La Roma cambia, la Roma resta?

Dunque, José Mourinho ha fatto le valigie da Trigoria. Era sbarcato nella Capitale giallorossa accolto come il nono Re di Roma (l’ottavo, su quella sponda del Tevere, resta il Pupone). Il notevole “affresco” che lo ritraeva su una Vespa, icona di queste due stagioni e mezza, è stato a lungo consacrato dai tifosi e dalla stampa sportiva.

Dalla sua parte, per il quasi 61 enne (26 gennaio) allenatore portoghese, aver riportato la gente allo stadio. L’Olimpico sold out è stata una costante. Ma anche la conquista di un trofeo per arricchire una collezione non proprio da squadra blasonata, la Conference League, che per quanto modesto – la Fiorentina ha rischiato di vincerlo l’anno seguente – ha comunque rotto la lunga astinenza da “zero tituli” e “mai ‘na gioia”. Sfumata e amara anche la finale di Champions dello scorso anno, il netto rigore non assegnato ai giallorossi lascia ancora l’amaro in bocca.

Il Mou, comunque, ha stregato buona parte di quella tifoseria che adora “il calcio oltre il calcio”. Perché il Mou in avanti con gli anni, dal gioco troppo spesso vecchio e prevedibile, ha perlomeno rappresentato “lo spettacolo nello spettacolo”, fatto di posture provocanti, atteggiamenti indisponenti, parole spesso irritanti per la classe arbitrale, insomma quel repertorio che a Roma è abbastanza usuale e ancestrale nell’etere. Ecco perché, per molti romanisti, lo Special One è stato “uno di noi”.

Di contro, però, il bel calcio è diventato non-calcio. Le medie di vittorie con la Roma sono scese stagione dopo stagione, dal 52,7 del primo anno, al 47,2 dell’anno scorso fino al 46,4 di quest’anno. Una parabola discendente già evidenziatasi nell’ultimo decennio: l’ultimo scudetto con il Celsea nel 2015 per poi lasciare la squadra in caduta libera dopo qualche mese, male anche con il Manchester, peggio ancora con il Tottenham, media di vittorie crollata al 51,1 rispetto al 71,9 della stratosferica Inter. Poi la Roma, anzi, la Rometta. E finché la squadra capitolina è arrivata sesta nei primi due campionati (nell’ultimo quattro posizioni dietro alla Lazio), nonostante qualche figuraccia internazionale, il magro bottino dei derby, l’addio alla coppia Italia per opera della Cremonese e le batoste con “le grandi” del campionato, la maggior parte dei tifosi ha quasi digerito tutto. Ma scivolare al nono posto, esprimere un gioco a dir poco imbarazzante e, quasi per contrappeso, aumentare le esternazioni e la raccolta di cartellini rossi è diventato troppo per la stessa immagine della Roma.
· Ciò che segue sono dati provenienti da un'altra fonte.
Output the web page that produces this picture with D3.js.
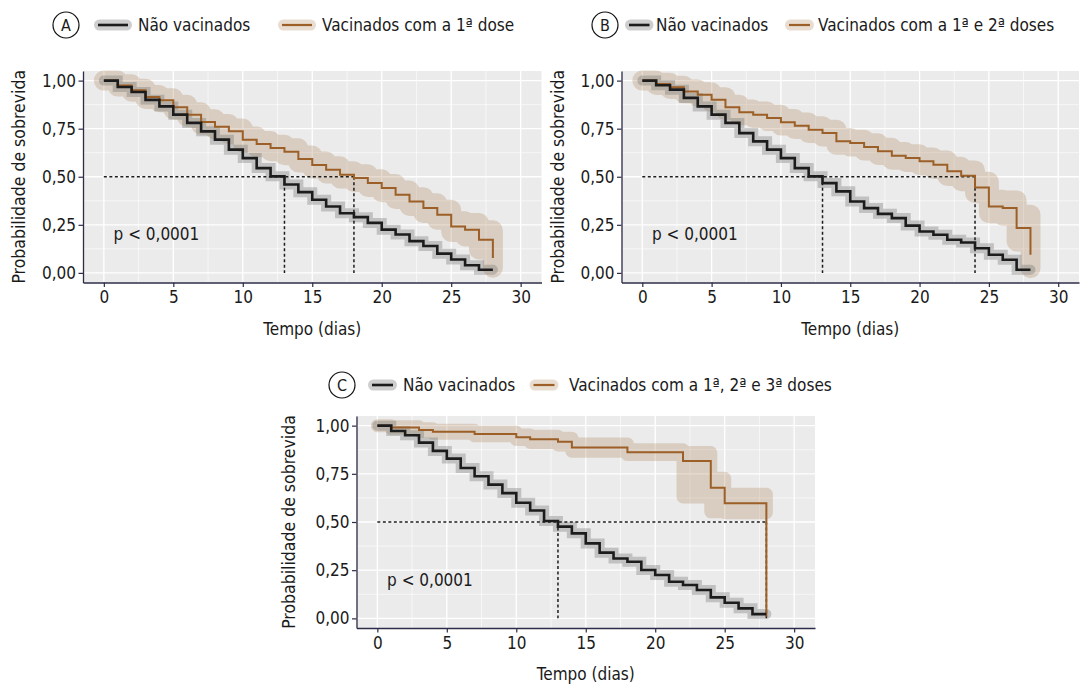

Certo, c’è da capire ora quanto valga effettivamente questa squadra. Perché certi giocatori siano diventati l’ombra di sé stessi. Se le colpe possano ricadere tutte sull’allenatore o se anche la presidenza americana di Dan e Ryan Friedkin vada messa sul banco degli imputati per un ruolo inconsistente e per una scelta che a metà campionato appare perlomeno rischiosa.

A fornire le prime risposte sarà Daniele De Rossi, nuovo responsabile tecnico della prima squadra fino al 30 giugno 2024. “Ddr” ha fatto parte dello staff tecnico dell’Italia all’Europeo, terminato con la vittoria degli azzurri a Wembley. Ma l’esperienza come allenatore della Spal nella scorsa stagione, in Serie B, è finita con l’esonero dopo appena 17 partite.

Di certo De Rossi è una bandiera della Roma, diciotto anni con la maglia giallorossa, oltre 600 presenze, tanti bei gol. Ha vinto per due volte la Coppa Italia nel 2007 e nel 2008 e per una volta la Supercoppa nel 2007. Ma riuscirà nel miracolo di rivitalizzare una squadra che sembra un malato irreversibile?